Some configuration files are expected to be present, though, and rpm needs to be told to look for them in the correct location. This is done with a little wrapper script (named rpm.sh) like this:

#!/bin/sh
export LD_LIBRARY_PATH=`dirname $0`/lib
mv ~/.rpmmacros ~/.rpmmacros.orig
cp `dirname $0`/lib/rpm/macros ~/.rpmmacros
`dirname $0`/bin/rpm --rcfile `dirname $0`/lib/rpmrc --define "_rpmlock_path /var/lock/rpm" "$@"
[ -e ~/.rpmmacros.orig ] && mv ~/.rpmmacros.orig ~/.rpmmacros

You can then use the temporary rpm installation by going to the temporary directory and running ./rpm.sh. It will still work on the system's package database.

Installing rpm's RPMs

This is easy now. First download rpm and required packages from a CentOS mirror. You need the packages for rpm, rpm-libs and sqlite (make sure you choose the right platform, i386 or x86_64).

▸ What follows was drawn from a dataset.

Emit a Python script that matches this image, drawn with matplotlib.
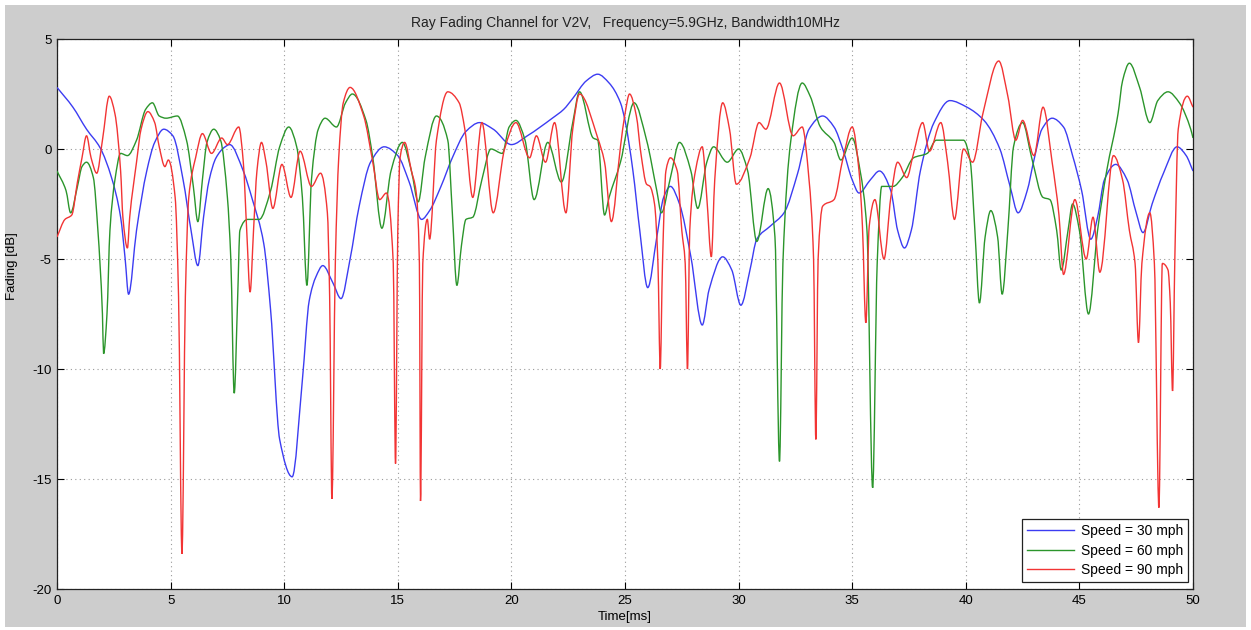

Then do a ./rpm.sh -i *.rpm so all these packages are installed at once. Now you can run the system's rpm again, phew!

Installing Yum

You may still need to get yum back. This is done similarly, by downloading the packages yum, yum-fastestmirror, yum-metadata-parser, rpm-python and python-sqlite. Then do a ./rpm.sh -i *.rpm for these and you've can install packages easily again.